WORK TO COMPLETE :: Only the lines from the one containing "Reproduce this chart with Observable Plot." through the one containing "const halfBar = 0.2;" belong in the answer; copy them exactly and leave out pictures.

** Begin **

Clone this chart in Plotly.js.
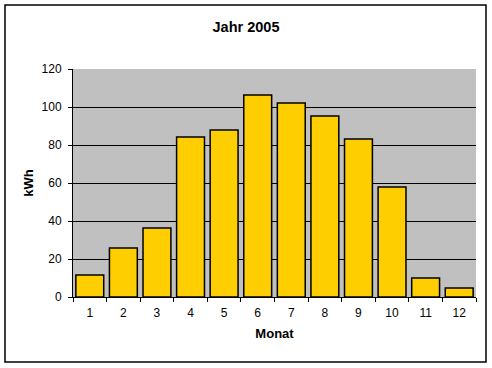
<!DOCTYPE html>
<html>
<head>
<meta charset="utf-8">
<script src="https://cdn.plot.ly/plotly-3.0.1.min.js"></script>
<style>
html,body{margin:0;padding:0;background:#fff;}
#chart{width:492px;height:368px;}
</style>
</head>
<body>
<div id="chart"></div>
<script>
const months = ["1","2","3","4","5","6","7","8","9","10","11","12"];
const kwh = [11.6, 25.8, 36.3, 84.2, 87.9, 106.3, 102.1, 95.3, 83.2, 57.9, 10, 4.7];
const yTicks = [0, 20, 40, 60, 80, 100, 120];

const trace = {
  type: "bar",
  x: months,
  y: kwh,
  marker: {color: "#FFCE00", line: {color: "#000000", width: 1.5}},
  hoverinfo: "none"
};

const font = {family: "Liberation Sans, Arial, sans-serif", color: "#000"};

const layout = {
  width: 492, height: 368,
  margin: {l: 73, r: 16, t: 69, b: 71},
  paper_bgcolor: "#ffffff",
  plot_bgcolor: "#c0c0c0",
  showlegend: false,
  bargap: 0.17,
  font: Object.assign({size: 12}, font),
  title: {
    text: "<b>Jahr 2005</b>",
    font: Object.assign({size: 14.5}, font),
    x: 0.5, xanchor: "center", y: 1 - 27/368, yanchor: "middle"
  },
  xaxis: {
    type: "category",
    showline: true, linecolor: "#000", linewidth: 1,
    ticks: "outside", ticklen: 4, tickcolor: "#000", tickson: "boundaries",
    ticklabelstandoff: 5,
    showgrid: false,
    tickfont: Object.assign({size: 12}, font),
    title: {text: "<b>Monat</b>", font: Object.assign({size: 13}, font), standoff: 9}
  },
  yaxis: {
    range: [0, 120],
    tickvals: yTicks,
    showline: true, linecolor: "#000", linewidth: 1,
    ticks: "outside", ticklen: 4, tickcolor: "#000",
    ticklabelstandoff: 4,
    showgrid: true, gridcolor: "#000", gridwidth: 1,
    zeroline: false,
    tickfont: Object.assign({size: 12}, font),
    title: {text: "<b>kWh</b>", font: Object.assign({size: 13}, font), standoff: 5}
  },
  shapes: [{
    type: "rect", xref: "paper", yref: "paper",
    x0: (5 - 73) / 403, x1: (486 - 73) / 403,
    y0: (297 - 362) / 228, y1: (297 - 5) / 228,
    line: {color: "#000", width: 1.5}, fillcolor: "rgba(0,0,0,0)", layer: "below"
  }]
};

Plotly.newPlot("chart", [trace], layout, {staticPlot: true, displayModeBar: false});
</script>
</body>
</html>
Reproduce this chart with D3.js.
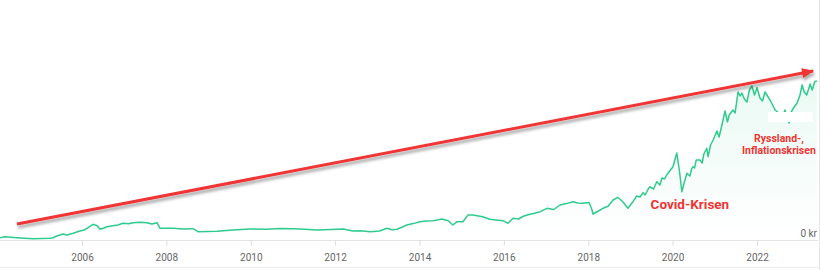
<!DOCTYPE html>
<html>
<head>
<meta charset="utf-8">
<script src="https://cdn.jsdelivr.net/npm/d3@7"></script>
<style>
  html, body { margin: 0; padding: 0; background: #fff; }
  svg { display: block; }
</style>
</head>
<body>
<svg id="chart" width="820" height="270"></svg>
<script>
// ---- data (decimal year, value) ----
const years = [2004.06,2004.17,2004.46,2004.84,2005.24,2005.31,2005.40,2005.55,2005.64,2005.79,2005.95,
  2006.05,2006.12,2006.26,2006.36,2006.43,2006.52,2006.59,2006.73,2006.85,2006.97,2007.10,2007.21,2007.38,2007.54,2007.66,2007.78,2007.85,
  2008.16,2008.40,2008.63,2008.75,2009.20,2009.58,2009.98,2010.38,2010.70,2011.00,2011.17,2011.57,2011.90,2012.19,2012.42,
  2012.60,2012.83,2013.05,2013.23,2013.35,2013.47,2013.70,2013.85,2014.01,2014.15,2014.32,2014.45,2014.53,2014.68,2014.79,2014.89,2015.03,2015.15,
  2015.27,2015.40,2015.50,2015.67,2015.82,2015.98,2016.10,2016.22,2016.35,2016.45,2016.55,2016.70,2016.86,2017.02,2017.18,2017.33,2017.48,2017.64,2017.75,2017.87,
  2018.02,2018.09,2018.11,2018.22,2018.35,2018.47,2018.59,2018.70,2018.82,2018.94,2019.00,2019.06,2019.15,2019.23,2019.30,2019.35,2019.41,2019.46,
  2019.55,2019.60,2019.63,2019.70,2019.75,2019.81,2019.86,2019.95,2020.01,2020.10,2020.16,2020.22,2020.28,2020.34,2020.41,2020.45,2020.48,2020.52,2020.56,
  2020.65,2020.70,2020.74,2020.81,2020.84,2020.90,2020.96,2021.05,2021.10,2021.14,2021.20,2021.24,2021.30,2021.34,2021.43,2021.48,2021.55,2021.60,2021.64,
  2021.70,2021.76,2021.82,2021.88,2021.94,2022.00,2022.07,2022.13,2022.19,2022.25,2022.31,2022.37,2022.43,2022.49,2022.54,2022.60,2022.66,2022.76,2022.81,2022.88,2022.95,
  2023.02,2023.07,2023.12,2023.18,2023.26,2023.31,2023.37,2023.42];
const values = [2.3,3.3,2.3,1.2,1.7,2.3,4,6,5,6.7,9,
  10,11.7,15.7,14.3,10.7,12,13.3,14.3,15,16.7,16.2,17.3,17.8,17.3,16,17.3,11.7,
  11.7,11,11.3,8.3,8.7,10,11,10.7,11.5,11.3,11,10,10.6,11,9,
  9.2,8.3,9,11.7,10.2,10.7,15,16.4,18.3,19,19.3,20.2,21,19.3,15,18.3,18.3,25,
  25,24,23.3,20.7,20,19.3,16.7,21.7,21,23.5,25,26.5,28.3,31.7,30.5,35,36.4,38.3,37,36.7,
  37.5,30,26,28.5,31.7,33.8,40,42.7,38.3,31.7,35,38.3,44,43,47.3,45,50,53.3,
  51,56,58.3,55,62,61,65,70,73.3,87,70,48.3,58,66.7,64,71,73.3,72,80,
  80,77,86,91.7,83.3,95,100,109,103,110,121,129,118,125,130,127,148,144,147,
  141,138,150,154,145,152.5,142,139,148,144,140,135,130,128,125,120,130,117,128,133,137,
  145,155,148,145,156,150,158.5,159];

const xTickYears = [2006,2008,2010,2012,2014,2016,2018,2020,2022];
const yTickValues = [0];
const yTickLabels = ["0 kr"];

const arrowFrom = [2004.46, 16];
const arrowTo = [2023.33, 169];

const notes = [
  { year: 2020.41, value: 31, text: "Covid-Krisen", size: 13.5 },
  { year: 2022.52, value: 98, text: "Ryssland-,", size: 10.5 },
  { year: 2022.52, value: 86, text: "Inflationskrisen", size: 10.5 }
];
const whiteBox = { y0: 2022.26, y1: 2023.33, v0: 128, v1: 118 };

// ---- helpers ----
const toDate = y => {
  const yr = Math.floor(y);
  const start = new Date(yr, 0, 1), end = new Date(yr + 1, 0, 1);
  return new Date(+start + (y - yr) * (end - start));
};
const data = years.map((y, i) => ({ date: toDate(y), value: values[i] }));

const svg = d3.select("#chart");
const W = 820, H = 270;

const x = d3.scaleTime()
  .domain([new Date(2006, 0, 1), new Date(2022, 0, 1)])
  .range([82, 757]);
const y = d3.scaleLinear().domain([0, 200]).range([240, 40]);

const green = "#2fcb8e";
const red = "#ef3434";

const defs = svg.append("defs");
const grad = defs.append("linearGradient").attr("id", "areaGrad")
  .attr("gradientUnits", "userSpaceOnUse")
  .attr("x1", 0).attr("x2", 0).attr("y1", y(160)).attr("y2", y(0));
grad.append("stop").attr("offset", "0%").attr("stop-color", green).attr("stop-opacity", 0.1);
grad.append("stop").attr("offset", "100%").attr("stop-color", green).attr("stop-opacity", 0);

const shadow = defs.append("filter").attr("id", "shadow")
  .attr("x", "-5%").attr("y", "-50%").attr("width", "110%").attr("height", "200%");
shadow.append("feDropShadow").attr("dx", 1).attr("dy", 3).attr("stdDeviation", 1.6)
  .attr("flood-color", "#000").attr("flood-opacity", 0.35);

defs.append("marker").attr("id", "arrowHead")
  .attr("viewBox", "0 0 12 10").attr("refX", 11).attr("refY", 5)
  .attr("markerUnits", "userSpaceOnUse")
  .attr("markerWidth", 13).attr("markerHeight", 10).attr("orient", "auto")
  .append("path").attr("d", "M0,0 L12,5 L0,10 Z").attr("fill", red);

// frame lines
svg.append("line").attr("x1", 0).attr("x2", W).attr("y1", 267.5).attr("y2", 267.5)
  .attr("stroke", "#ececec");
svg.append("line").attr("x1", 819.5).attr("x2", 819.5).attr("y1", 0).attr("y2", H)
  .attr("stroke", "#e6e6e6");

// baseline grid
svg.append("g").selectAll("line").data(yTickValues).join("line")
  .attr("x1", 0).attr("x2", 818)
  .attr("y1", d => y(d) + 0.5).attr("y2", d => y(d) + 0.5)
  .attr("stroke", "#e3e3e3");

// x axis
const xAxis = d3.axisBottom(x)
  .tickValues(xTickYears.map(v => new Date(v, 0, 1)))
  .tickFormat(d3.timeFormat("%Y"))
  .tickSize(5).tickPadding(8);
const gx = svg.append("g").attr("transform", `translate(0,${y(0) + 0.5})`).call(xAxis);
gx.select(".domain").remove();
gx.selectAll(".tick line").attr("stroke", "#dcdcdc");
gx.selectAll(".tick text").attr("fill", "#666").attr("font-size", 10)
  .attr("font-family", "Roboto, sans-serif");

// y label
svg.append("g").selectAll("text").data(yTickValues).join("text")
  .attr("x", 817).attr("y", d => y(d) - 3)
  .attr("text-anchor", "end")
  .attr("font-family", "Roboto, sans-serif").attr("font-size", 10).attr("fill", "#666")
  .text((d, i) => yTickLabels[i]);

// area + line
svg.append("path").datum(data)
  .attr("fill", "url(#areaGrad)")
  .attr("d", d3.area().x(d => x(d.date)).y0(y(0)).y1(d => y(d.value)));
svg.append("path").datum(data)
  .attr("fill", "none").attr("stroke", green).attr("stroke-width", 1.5)
  .attr("stroke-linejoin", "round")
  .attr("d", d3.line().x(d => x(d.date)).y(d => y(d.value)));

// white box
svg.append("rect")
  .attr("x", x(toDate(whiteBox.y0))).attr("y", y(whiteBox.v0))
  .attr("width", x(toDate(whiteBox.y1)) - x(toDate(whiteBox.y0)))
  .attr("height", y(whiteBox.v1) - y(whiteBox.v0))
  .attr("fill", "#fff");

// arrow
svg.append("line")
  .attr("x1", x(toDate(arrowFrom[0]))).attr("y1", y(arrowFrom[1]))
  .attr("x2", x(toDate(arrowTo[0]))).attr("y2", y(arrowTo[1]))
  .attr("stroke", red).attr("stroke-width", 3)
  .attr("marker-end", "url(#arrowHead)")
  .attr("filter", "url(#shadow)");

// notes
svg.append("g").selectAll("text").data(notes).join("text")
  .attr("x", d => x(toDate(d.year))).attr("y", d => y(d.value))
  .attr("text-anchor", "middle")
  .attr("font-family", "Roboto, sans-serif").attr("font-weight", "bold")
  .attr("font-size", d => d.size).attr("fill", red)
  .text(d => d.text);
</script>
</body>
</html>
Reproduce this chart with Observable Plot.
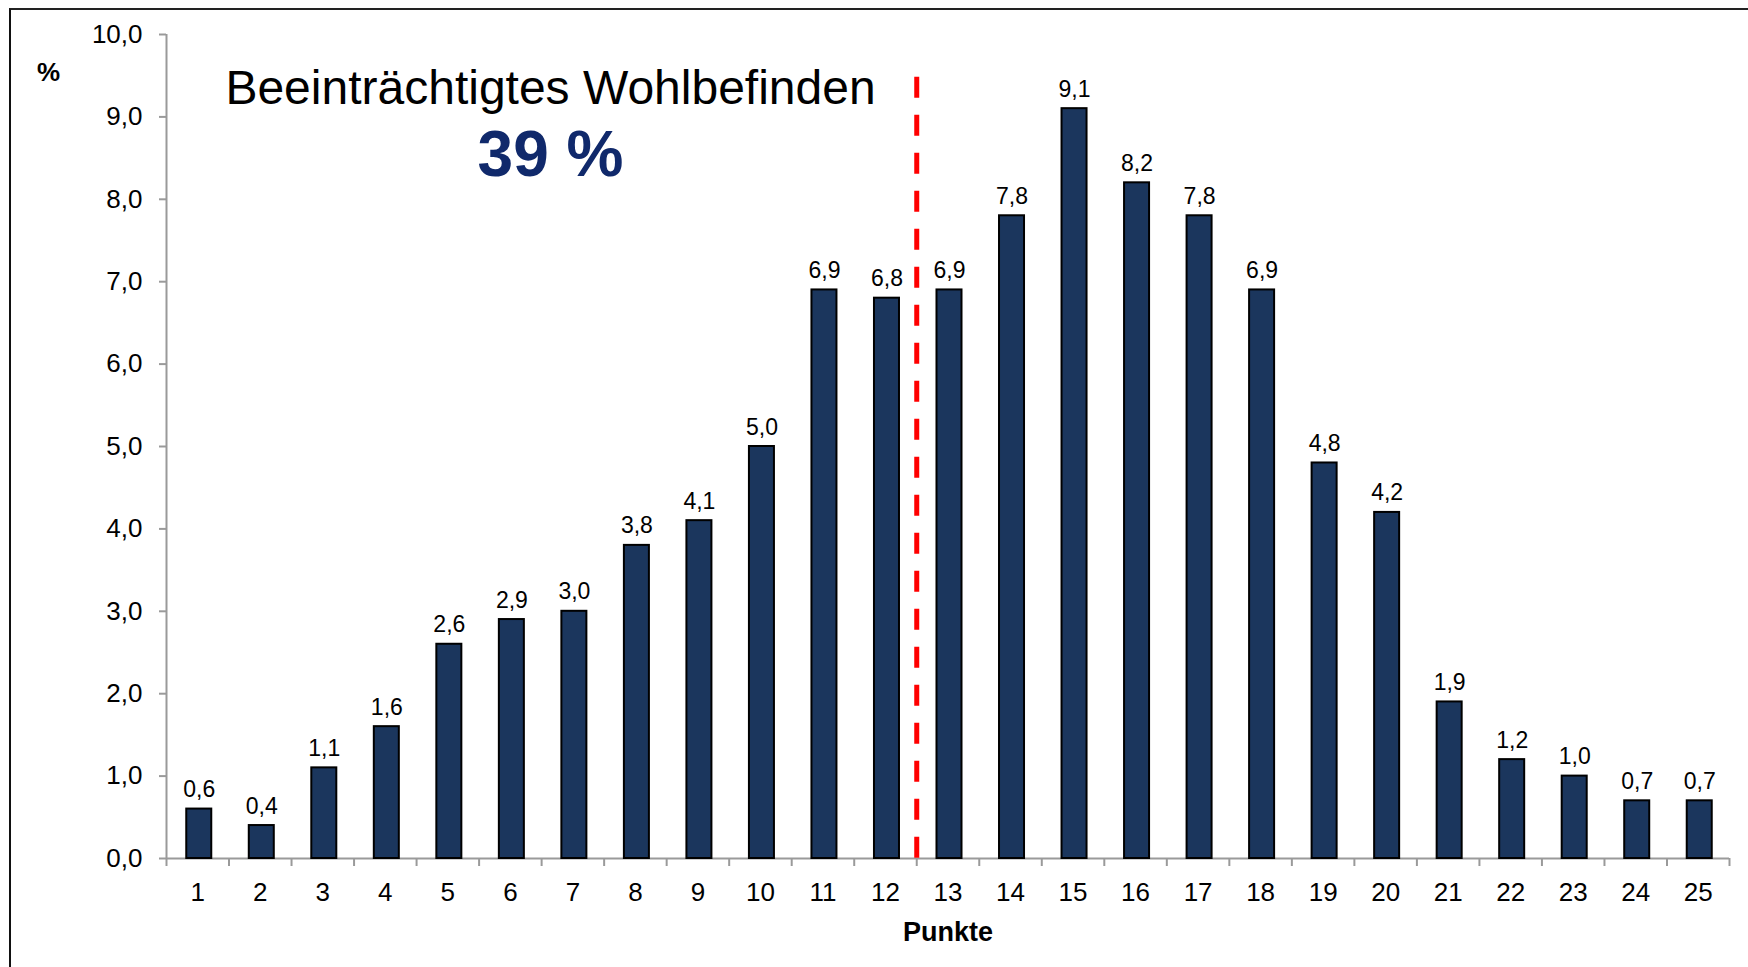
<!DOCTYPE html>
<html><head><meta charset="utf-8">
<script src="https://cdn.jsdelivr.net/npm/d3@7"></script>
<script src="https://cdn.jsdelivr.net/npm/@observablehq/plot@0.6"></script>
<style>
body{margin:0;background:#fff;}
#wrap{position:relative;width:1748px;height:967px;overflow:hidden;background:#fff;}
#frame{position:absolute;left:9px;top:8px;right:-10px;bottom:-10px;border-top:2px solid #222;border-left:2px solid #111;pointer-events:none;}
</style></head><body>
<div id="wrap"><div id="frame"></div></div>
<script>
// ---- data ----
const punkte = [1,2,3,4,5,6,7,8,9,10,11,12,13,14,15,16,17,18,19,20,21,22,23,24,25];
const anteil = [0.6,0.4,1.1,1.6,2.6,2.9,3.0,3.8,4.1,5.0,6.9,6.8,6.9,7.8,9.1,8.2,7.8,6.9,4.8,4.2,1.9,1.2,1.0,0.7,0.7];
const yTicks = [0,1,2,3,4,5,6,7,8,9,10];
const cutoff = 12.5;            // between 12 and 13 Punkte
const cutoffTop = 9.48;         // top end of the dashed line (%)
const titleText = "Beeinträchtigtes Wohlbefinden";
const shareText = "39 %";
const xLabel = "Punkte";
const yLabel = "%";

const rows = punkte.map((p, i) => ({punkte: p, anteil: anteil[i]}));
const xDomain = [punkte[0] - 0.5, punkte[punkte.length - 1] + 0.5];
const boundaries = [xDomain[0], ...punkte.map(p => p + 0.5)];
const fmt = v => v.toFixed(1).replace(".", ",");
const halfBar = 0.2;

const chart = Plot.plot({
  width: 1748,
  height: 967,
  marginLeft: 166,
  marginRight: 19,
  marginTop: 34,
  marginBottom: 109,
  style: {fontFamily: "'Liberation Sans', Arial, sans-serif", background: "white", color: "black"},
  x: {type: "linear", domain: xDomain},
  y: {domain: [0, 10]},
  marks: [
    // axis lines
    Plot.ruleY([0], {stroke: "#9a9a9a", strokeWidth: 2}),
    Plot.ruleX([xDomain[0]], {y1: 0, y2: 10, stroke: "#9a9a9a", strokeWidth: 2}),
    // y axis
    Plot.axisY({ticks: yTicks, tickFormat: fmt, tickSize: 7, tickPadding: 17,
      stroke: "#9a9a9a", strokeWidth: 2, fill: "black", fontSize: 26, label: null}),
    // x axis: tick marks at category boundaries
    Plot.axisX({ticks: boundaries, tickFormat: () => "", tickSize: 8,
      stroke: "#9a9a9a", strokeWidth: 2, label: null}),
    // x axis: labels at category centres
    Plot.axisX({ticks: punkte, tickFormat: d => String(d), tickSize: 0, tickPadding: 24,
      fill: "black", fontSize: 26, label: null}),
    // bars
    Plot.rectY(rows, {x1: d => d.punkte - halfBar, x2: d => d.punkte + halfBar, y1: 0, y2: "anteil",
      fill: "#1b365d", stroke: "black", strokeWidth: 2, dx: 1.5}),
    // value labels
    Plot.text(rows, {x: "punkte", y: "anteil", text: d => fmt(d.anteil),
      lineAnchor: "bottom", dy: -12, dx: 1.5, fontSize: 23, fill: "black"}),
    // cutoff line
    Plot.ruleX([cutoff], {y1: cutoffTop, y2: 0, stroke: "#ff0000", strokeWidth: 5, strokeDasharray: "21,17"}),
    // axis titles
    Plot.text([xLabel], {frameAnchor: "bottom", text: d => d, lineAnchor: "bottom", dy: 82,
      fontSize: 27, fontWeight: "bold", fill: "black"}),
    Plot.text([yLabel], {frameAnchor: "top-left", text: d => d, lineAnchor: "bottom", textAnchor: "middle",
      dx: -118, dy: 46, fontSize: 26, fontWeight: "bold", fill: "black"}),
    // annotation
    Plot.text([titleText], {frameAnchor: "top-left", text: d => d, lineAnchor: "bottom", textAnchor: "middle",
      dx: 384, dy: 69, fontSize: 48, fill: "black"}),
    Plot.text([shareText], {frameAnchor: "top-left", text: d => d, lineAnchor: "bottom", textAnchor: "middle",
      dx: 384, dy: 141, fontSize: 64, fontWeight: "bold", fill: "#10296b"})
  ]
});
document.getElementById("wrap").insertBefore(chart, document.getElementById("frame"));
</script>
</body></html>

** End **

FINISHED ANSWER ::
Reproduce this chart with Observable Plot.
<!DOCTYPE html>
<html><head><meta charset="utf-8">
<script src="https://cdn.jsdelivr.net/npm/d3@7"></script>
<script src="https://cdn.jsdelivr.net/npm/@observablehq/plot@0.6"></script>
<style>
body{margin:0;background:#fff;}
#wrap{position:relative;width:1748px;height:967px;overflow:hidden;background:#fff;}
#frame{position:absolute;left:9px;top:8px;right:-10px;bottom:-10px;border-top:2px solid #222;border-left:2px solid #111;pointer-events:none;}
</style></head><body>
<div id="wrap"><div id="frame"></div></div>
<script>
// ---- data ----
const punkte = [1,2,3,4,5,6,7,8,9,10,11,12,13,14,15,16,17,18,19,20,21,22,23,24,25];
const anteil = [0.6,0.4,1.1,1.6,2.6,2.9,3.0,3.8,4.1,5.0,6.9,6.8,6.9,7.8,9.1,8.2,7.8,6.9,4.8,4.2,1.9,1.2,1.0,0.7,0.7];
const yTicks = [0,1,2,3,4,5,6,7,8,9,10];
const cutoff = 12.5;            // between 12 and 13 Punkte
const cutoffTop = 9.48;         // top end of the dashed line (%)
const titleText = "Beeinträchtigtes Wohlbefinden";
const shareText = "39 %";
const xLabel = "Punkte";
const yLabel = "%";

const rows = punkte.map((p, i) => ({punkte: p, anteil: anteil[i]}));
const xDomain = [punkte[0] - 0.5, punkte[punkte.length - 1] + 0.5];
const boundaries = [xDomain[0], ...punkte.map(p => p + 0.5)];
const fmt = v => v.toFixed(1).replace(".", ",");
const halfBar = 0.2;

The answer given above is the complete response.